Portugal continental perdeu 70% das vacarias nos últimos cinco anos. Os produtores nacionais recebem hoje menos pelo leite e são, agora, os mais mal pagos da Europa.
Corpo do artigo
As conclusões são do relatório da Subcomissão do Leite. Há leite em excesso, poucos iogurtes e queijo. E os portugueses estão a consumir menos. A médio/longo prazo, a aposta nos produtos de maior valor acrescentado é vista como uma das saídas. Para já, os agricultores exigem uma subida de preços que trave a "sangria" num setor, que, entre 2016 e 2021, perdeu 4218 explorações, 3711 das quais no continente.
"Houve uma redução de 90% no número de vacarias ao longo de uma década (entre 2009 e 2019) e depois [com a pandemia] ainda se agravou. Os que resistem estão endividados, revoltados e desanimados", explicou, ao JN, o secretário-geral da Aprolep-Associação dos Produtores de Leite de Portugal, Carlos Neves. No continente, em 2016, eram 5332 explorações. São agora 1621 (dados do IFAP-Instituto de Financiamento da Agricultura e Pescas de setembro de 2021). Fecharam as pequenas vacarias (até 30 animais) e muitas das médias (30 a 100). As maiores cresceram.
"Produzimos o mesmo leite com menos vacas [-11,8%], um terço das explorações leiteiras e a receber menos", continua Carlos Neves, lembrando que, há 14 anos, o produtor recebia "quase mais 10 cêntimos por litro produzido".
recebem 29 cêntimos por litro
Numa análise pela Europa, o cenário é "ainda mais preocupante": Portugal é, entre os 27, o que pior paga aos produtores. Em média, em 2021, foram 29 cêntimos por litro de leite, quase seis cêntimos abaixo da média da União Europeia (UE), e a verdade é que o fosso tem vindo a crescer. "Num ano, são 95 milhões de euros que não chegam aos produtores", frisa o secretário-geral da Aprolep.
Num olhar sobre o mercado, vê-se que o consumo tem vindo a descer.
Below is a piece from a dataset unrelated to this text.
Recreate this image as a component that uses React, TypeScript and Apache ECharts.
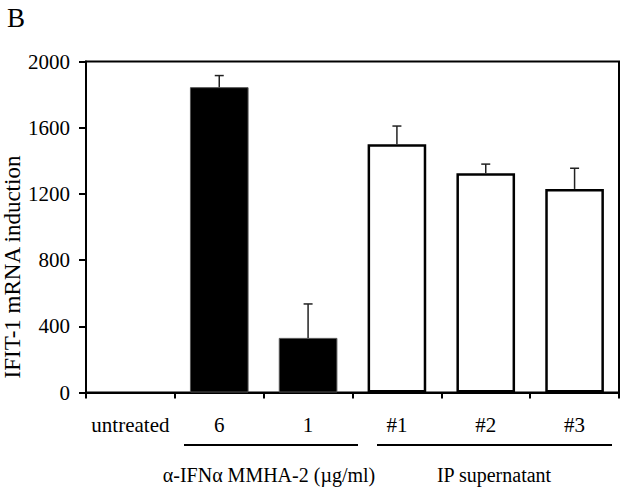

Cada português bebeu, em média, em 2019, menos 12 litros de leite do que em 2010 (84 litros para 72). Em contrapartida, aumenta o consumo de manteiga, de iogurtes e de queijo.
Ora, se, por um lado, produzimos leite UHT acima do que precisamos (106,4%), somos deficitários em queijos (só produzimos 65% do que consumimos) e iogurtes (52%). Resultado? O preço do leite a descer, uma balança comercial com um saldo negativo de 239 milhões de euros. A agravar a situação, diz a Aprolep, à boleia da pandemia e do aumento do preço dos combustíveis, os custos de produção não param de subir. O setor definha e desanima.
Indexar o preço aos custos
Os protestos do setor começaram há um ano. Exigiam um preço justo. Em setembro, no âmbito da PARCA (Plataforma de Acompanhamento das Relações na Cadeia Agroalimentar), o Ministério da Agricultura criou a Subcomissão do Leite. Estão lá o Ministério, a Confederação dos Agricultores de Portugal (CAP), a Confederação das Cooperativas Agrícolas (Confagri), a Federação das Indústrias Portuguesas Agroalimentares (FIPA) e Associação Portuguesa de Empresas de Distribuição (APED), mas não a Aprolep. Protestou. De nada valeu.
O diagnóstico da situação ficou, agora, concluído. Entre as medidas a implementar, o relatório aconselha a aposta nos "produtos de maior valor acrescentado e na inovação" (queijo e iogurtes à cabeça), a "responsabilidade social da distribuição para não retirar sustentabilidade económica ao setor produtivo", a recolha de informação "detalhada e sistemática sobre preços" e a elaboração de campanhas de promoção do leite e dos produtos lácteos.
"Tudo medidas de médio/longo prazo", dizem os produtores, para quem os números demonstram "a necessidade de agir já", indexando o preço do leite aos custos de produção e aproximando-o do preço médio europeu. De outra forma, o fecho de vacarias vai continuar e, não tarda, Portugal não produzirá leite suficiente para o que consome.